Em Deserto Feliz, Dona Maria das Neves Cruz, de 70 anos, também conhecida como Dona Santinha, foi a anfitriã, em cujas narrativas as memórias mais intensas referem-se ao forró e à culinária. De acordo com ela: “Aquele negócio de baile, forró, a gente ia. Chegou lá, a gente se encontrou... começamos a namorar e graças a Deus casei direitinho.” Assim, em meio ao arrasta-pé e ao fole da sanfona, Dona Santinha conheceu seu marido aos 15 anos de idade. A partir desse momento, inúmeros acontecimentos emergiram: gerou 15 filhos, dos quais oito, infelizmente, faleceram, e ficou viúva. Entretanto, a alegria de frequentar o forró permanece inalterada em sua rotina semanal.

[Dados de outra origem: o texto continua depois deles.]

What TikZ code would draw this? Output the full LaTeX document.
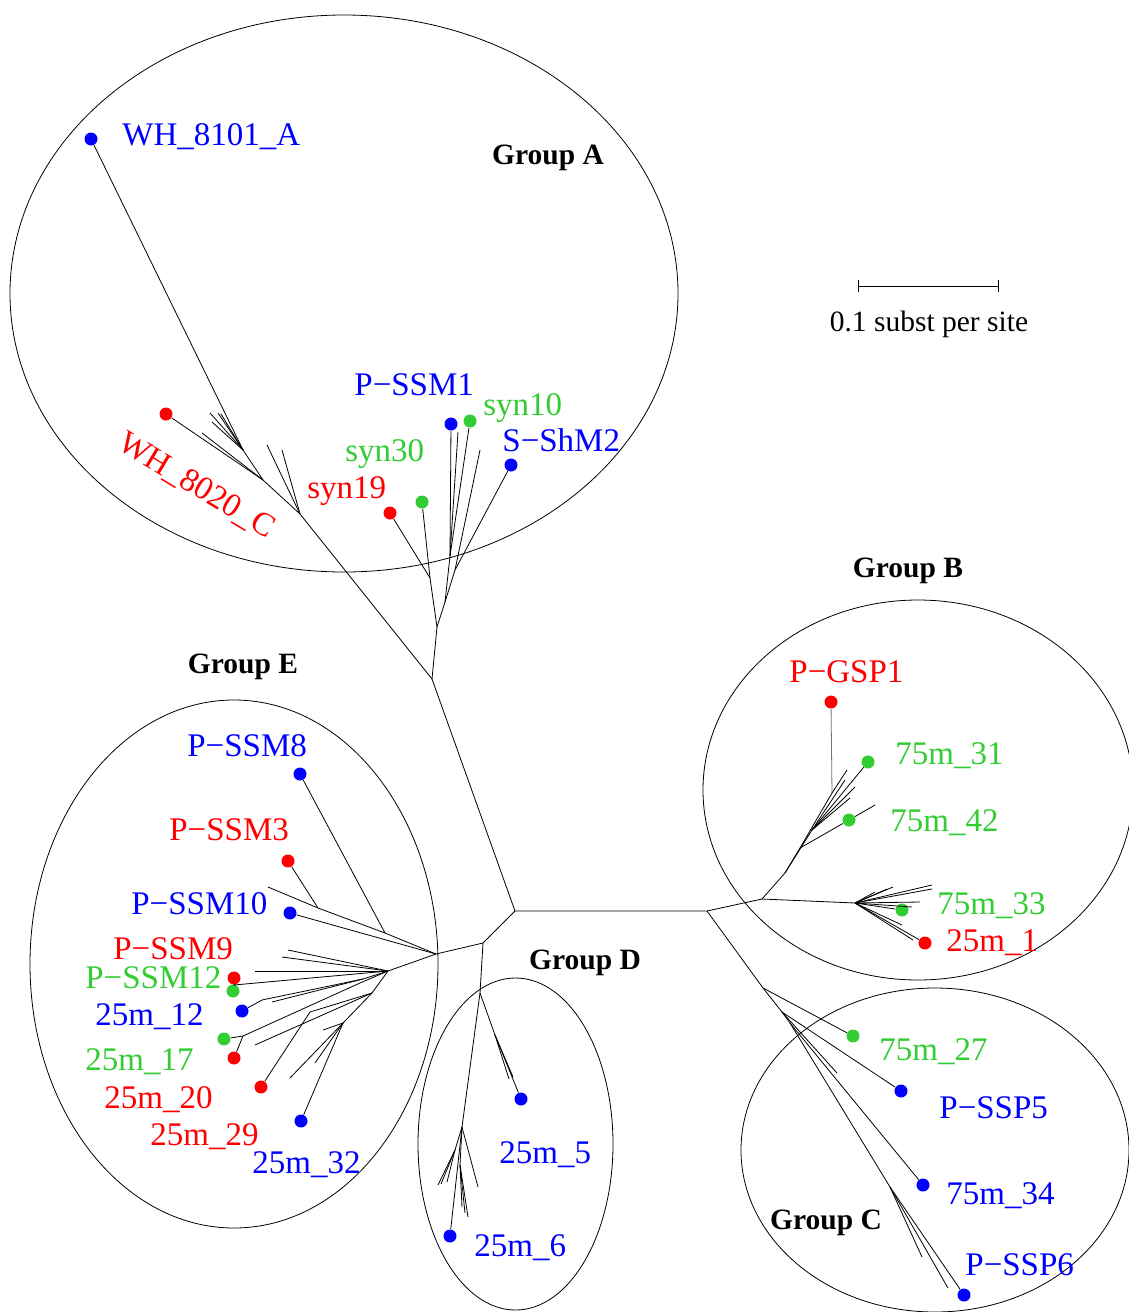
\documentclass[tikz,border=0pt]{standalone}
\usepackage{fontspec}
\setmainfont{Liberation Serif}
\definecolor{leafgreen}{RGB}{50,205,50}
\definecolor{leafblue}{RGB}{0,0,255}
\definecolor{leafred}{RGB}{255,0,0}
\begin{document}
\begin{tikzpicture}[x=1pt,y=-1pt,line width=0.8pt,
  tipdot/.style={circle,fill=#1,draw=none,inner sep=0pt,minimum size=13pt},
  lab/.style={text=#1,font=\fontsize{33}{36}\selectfont,inner sep=0pt,anchor=base west},
  grp/.style={font=\fontsize{29.5}{32}\selectfont\bfseries,inner sep=0pt,anchor=base},
  clade/.style={draw,line width=0.8pt}]
\useasboundingbox (0,0) rectangle (1129,1312);

% ---- clade outlines
\begin{scope}
\clip (0,0) rectangle (1129,1312);
\draw[clade] (344,293.5) ellipse [x radius=334pt, y radius=278.5pt];
\draw[clade] (918,790) ellipse [x radius=215pt, y radius=190pt];
\draw[clade] (935,1150) ellipse [x radius=194pt, y radius=162pt];
\draw[clade] (515.5,1144) ellipse [x radius=97.5pt, y radius=166pt];
\draw[clade] (234,964) ellipse [x radius=204pt, y radius=264pt];
\end{scope}

% ---- internal nodes
\coordinate (r1) at (515,911);
\coordinate (r2) at (707,911);
\coordinate (r3) at (483,943);
\coordinate (a0) at (432,679);
\coordinate (e0) at (436,954);
\coordinate (d0) at (480,993);
% group A
\coordinate (a1) at (437,627);
\coordinate (a2) at (430,578);
\coordinate (a3) at (445,602);
\coordinate (a4) at (450,556);
\coordinate (a7) at (455,570);
\coordinate (w1) at (300,514);
\coordinate (w2) at (263,480);
\coordinate (w3) at (243,450);
% group D
\coordinate (d1) at (462,1127);
\coordinate (d2) at (495,1035);
\coordinate (d3) at (455,1150);
\coordinate (d4) at (460,1165);
% group E
\coordinate (e1) at (385,933);
\coordinate (e2) at (318,908);
\coordinate (e3) at (388,971);
\coordinate (e4) at (234,985);
\coordinate (e5) at (363,979);
\coordinate (e6) at (262,1000);
\coordinate (e7) at (360,983);
\coordinate (e8) at (243,1036);
\coordinate (e9) at (372,993);
\coordinate (e10) at (310,1012);
\coordinate (e11) at (343,1023);
% group B
\coordinate (b0) at (762,899);
\coordinate (b1) at (785,873);
\coordinate (b2) at (855,903);
\coordinate (b3) at (832,793);
\coordinate (b4) at (800,848);
\coordinate (b5) at (812,830);
% group C
\coordinate (c0) at (763,988);
\coordinate (c1) at (782,1012);
\coordinate (c2) at (790,1023);
\coordinate (c3) at (890,1187);

% ---- unlabelled leaf ends
\foreach \n/\px/\py in {
  sa1/458/432, sa2/480/450,
  sw1/202/433, sw2/210/413, sw3/212/422, sw4/218/413, sw5/221/414,
  sw6/267/445, sw7/282/450,
  sd1/513/1077, sd2/509/1079, sd3/478/1187, sd4/438/1185, sd5/441/1184,
  sd6/447/1182, sd7/468/1217, sd8/462/1207, sd9/465/1213,
  se1/268/887, se2/288/950, se3/282/957, se4/255/971, se5/272/1002,
  se6/255/1045, se7/323/1030, se8/315/1063, se9/290/1078,
  sb1/847/770, sb2/875/805, sb3/855/787, sb4/850/798, sb14/845/780,
  sb5/932/885, sb6/932/889, sb7/893/887, sb8/887/889, sb9/920/902,
  sb10/912/907, sb11/902/925, sb12/913/940, sb13/875/892,
  sc1/837/1073, sc2/922/1257, sc3/948/1288}
  {\coordinate (\n) at (\px,\py);}

% ---- labelled leaves
\node[tipdot=leafblue]  (wh8101) at (91,139) {};
\node[tipdot=leafred]   (wh8020) at (166,414) {};
\node[tipdot=leafblue]  (pssm1)  at (451,424) {};
\node[tipdot=leafgreen] (syn10)  at (470,421) {};
\node[tipdot=leafblue]  (sshm2)  at (511,465) {};
\node[tipdot=leafgreen] (syn30)  at (422,502) {};
\node[tipdot=leafred]   (syn19)  at (390,513) {};
\node[tipdot=leafred]   (pgsp1)  at (831,702) {};
\node[tipdot=leafgreen] (m75x31) at (868,762) {};
\node[tipdot=leafgreen] (m75x42) at (849,820) {};
\node[tipdot=leafgreen] (m75x33) at (902,910) {};
\node[tipdot=leafred]   (m25x1)  at (925,943) {};
\node[tipdot=leafblue]  (pssm8)  at (300,774) {};
\node[tipdot=leafred]   (pssm3)  at (288,861) {};
\node[tipdot=leafblue]  (pssm10) at (290,913) {};
\node[tipdot=leafred]   (pssm9)  at (234,978) {};
\node[tipdot=leafgreen] (pssm12) at (233,991) {};
\node[tipdot=leafblue]  (m25x12) at (242,1011) {};
\node[tipdot=leafgreen] (m25x17) at (224,1039) {};
\node[tipdot=leafred]   (m25x20) at (234,1058) {};
\node[tipdot=leafred]   (m25x29) at (261,1087) {};
\node[tipdot=leafblue]  (m25x32) at (301,1121) {};
\node[tipdot=leafblue]  (m25x5)  at (521,1099) {};
\node[tipdot=leafblue]  (m25x6)  at (450,1236) {};
\node[tipdot=leafgreen] (m75x27) at (853,1036) {};
\node[tipdot=leafblue]  (pssp5)  at (901,1091) {};
\node[tipdot=leafblue]  (m75x34) at (923,1185) {};
\node[tipdot=leafblue]  (pssp6)  at (964,1295) {};

% ---- branches
\draw (a0) -- (r1) -- (r2);
\draw (r1) -- (r3) -- (e0);
\draw (r3) -- (d0);
% group A
\draw (a0) -- (a1); \draw (a1) -- (a2); \draw (a1) -- (a3);
\draw (a2) -- (syn19); \draw (a2) -- (syn30);
\draw (a3) -- (a4); \draw (a4) -- (pssm1); \draw (a4) -- (sa1); \draw (a4) -- (syn10);
\draw (a3) -- (a7); \draw (a7) -- (sshm2); \draw (a7) -- (sa2);
\draw (a0) -- (w1) -- (w2) -- (w3) -- (wh8101);
\draw (w2) -- (wh8020); \draw (w2) -- (sw1);
\foreach \s in {sw2,sw3,sw4,sw5} \draw (w3) -- (\s);
\draw (w1) -- (sw6); \draw (w1) -- (sw7);
% group D
\draw (d0) -- (d1); \draw (d0) -- (d2);
\draw (d2) -- (m25x5); \draw (d2) -- (sd1); \draw (d2) -- (sd2);
\draw (d1) -- (m25x6); \draw (d1) -- (sd3);
\draw (d1) -- (d3); \foreach \s in {sd4,sd5,sd6} \draw (d3) -- (\s);
\draw (d1) -- (d4); \foreach \s in {sd7,sd8,sd9} \draw (d4) -- (\s);
% group E
\draw (e0) -- (e1) -- (e2) -- (se1);
\draw (e1) -- (pssm8); \draw (e2) -- (pssm3); \draw (e0) -- (pssm10);
\draw (e0) -- (e3);
\draw (e3) -- (se2); \draw (e3) -- (se3); \draw (e3) -- (se4);
\draw (e3) -- (e4); \draw (e4) -- (pssm9); \draw (e4) -- (pssm12);
\draw (e3) -- (e5); \draw (e5) -- (e6) -- (m25x12); \draw (e5) -- (se5);
\draw (e3) -- (e7) -- (e8) -- (m25x17); \draw (e8) -- (m25x20);
\draw (e3) -- (e9); \draw (e9) -- (se6);
\draw (e9) -- (e10) -- (m25x29);
\draw (e9) -- (e11); \draw (e11) -- (se7); \draw (e11) -- (se8); \draw (e11) -- (se9);
\draw (e11) -- (m25x32);
% group B
\draw (r2) -- (b0); \draw (b0) -- (b1); \draw (b0) -- (b2);
\draw (b1) -- (b4) -- (b3);
\draw[black!55] (b3) -- (pgsp1);
\draw (b3) -- (sb1);
\draw (b4) -- (m75x42) -- (sb2);
\draw (b1) -- (b5); \draw (b5) -- (m75x31); \draw (b5) -- (sb3); \draw (b5) -- (sb4);
\draw (b5) -- (sb14);
\foreach \s in {sb5,sb6,sb7,sb8,sb9,sb10,sb11,sb12,sb13} \draw (b2) -- (\s);
\draw (b2) -- (m75x33); \draw (b2) -- (m25x1);
% group C
\draw (r2) -- (c0); \draw (c0) -- (m75x27); \draw (c0) -- (c1);
\draw (c1) -- (pssp5); \draw (c1) -- (sc1); \draw (c1) -- (c2);
\draw (c2) -- (m75x34); \draw (c2) -- (c3);
\draw (c3) -- (pssp6); \draw (c3) -- (sc2); \draw (c3) -- (sc3);

% ---- leaf labels
\node[lab=leafblue]  (t1)  at (122,145)  {WH\_8101\_A};
\node[lab=leafblue]  (t2)  at (354,395)  {P−SSM1};
\node[lab=leafgreen] (t3)  at (483,415)  {syn10};
\node[lab=leafblue]  (t4)  at (502,451)  {S−ShM2};
\node[lab=leafgreen] (t5)  at (345,461)  {syn30};
\node[lab=leafred]   (t6)  at (307,498)  {syn19};
\node[text=leafred,font=\fontsize{33}{36}\selectfont,inner sep=0pt,rotate=-31] (t7) at (196,486) {WH\_8020\_C};
\node[lab=leafred]   (t8)  at (789,682)  {P−GSP1};
\node[lab=leafgreen] (t9)  at (895,764)  {75m\_31};
\node[lab=leafgreen] (t10) at (890,831)  {75m\_42};
\node[lab=leafgreen] (t11) at (937,914)  {75m\_33};
\node[lab=leafred]   (t12) at (946,951)  {25m\_1};
\node[lab=leafblue]  (t13) at (187,756)  {P−SSM8};
\node[lab=leafred]   (t14) at (169,840)  {P−SSM3};
\node[lab=leafblue]  (t15) at (131,914)  {P−SSM10};
\node[lab=leafred]   (t16) at (113,959)  {P−SSM9};
\node[lab=leafgreen] (t17) at (85,988)   {P−SSM12};
\node[lab=leafblue]  (t18) at (95,1025)  {25m\_12};
\node[lab=leafgreen] (t19) at (85,1070)  {25m\_17};
\node[lab=leafred]   (t20) at (104,1108) {25m\_20};
\node[lab=leafred]   (t21) at (150,1145) {25m\_29};
\node[lab=leafblue]  (t22) at (252,1173) {25m\_32};
\node[lab=leafblue]  (t23) at (499,1163) {25m\_5};
\node[lab=leafblue]  (t24) at (474,1256) {25m\_6};
\node[lab=leafgreen] (t25) at (879,1060) {75m\_27};
\node[lab=leafblue]  (t26) at (939,1118) {P−SSP5};
\node[lab=leafblue]  (t27) at (946,1204) {75m\_34};
\node[lab=leafblue]  (t28) at (965,1275) {P−SSP6};

% ---- group names
\node[grp] (gA) at (548,164)  {Group A};
\node[grp] (gB) at (908,577)  {Group B};
\node[grp] (gE) at (243,673)  {Group E};
\node[grp] (gD) at (585,969)  {Group D};
\node[grp] (gC) at (826,1229) {Group C};

% ---- scale bar
\coordinate (sbL) at (858,286);
\coordinate (sbR) at (998,286);
\draw (sbL) -- (sbR);
\draw ([yshift=6pt]sbL) -- ([yshift=-6pt]sbL);
\draw ([yshift=6pt]sbR) -- ([yshift=-6pt]sbR);
\node[font=\fontsize{29.5}{32}\selectfont,inner sep=0pt,anchor=base] (sbtext) at (929,331) {0.1 subst per site};
\end{tikzpicture}
\end{document}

Nesse mesmo clima festivo, Dona Santinha gosta de cozinhar quando reúne a grande família, composta por vários filhos, netos e bisnetos: “Eu faço carne assada, faço galinha, um pouco de macarrão, arroz com galinha... O que ele gosta... carne de gado frita [...] doce, eu sempre faço pudim, eles gostam muito. Faço um doce de mamão, é gostoso o [...] eles gostam muito.”
Hoje, os familiares podem saborear os pratos que Dona Santinha prepara com habilidade, o que se deve a um aprendizado que começou em sua infância, conforme declara: “Tinha que cozinhar, mãe trabalhava fora com negócio de roça. Aí, eu ficava em casa tomando conta dos irmãos.” Naquela época, não podia faltar café com caldo de cana, como diz: “Cana, tirava aquele caldo, fazia o café... aí, a gente tomava, cozinhava aquela batata, cozinhado batata doce [...]. Então, é com garapa de café, né? E a gente foi criada com isso aí.”
Do passado vivido com dificuldades, emergem as lembranças de Dona Santinha: “Nós era assim muito pobre, né? [...] A gente fazia, assim, sabe o quê? Ensopado de batata [...] comprava aquela carne de gado... Aí, fazia aquele ensopado... Aí a gente comia... Aí, depois a gente foi crescendo. Comia muito também era esse angu com feijão.”
O angu doce preparado por Dona Santinha é uma das receitas que fizeram parte de sua infância, a qual fora atravessada por dificuldades materiais, mas rica na construção de aberes. Por isso, experimentar esse prato, aparentemente tão simples, permite a sensação de imensa ventura.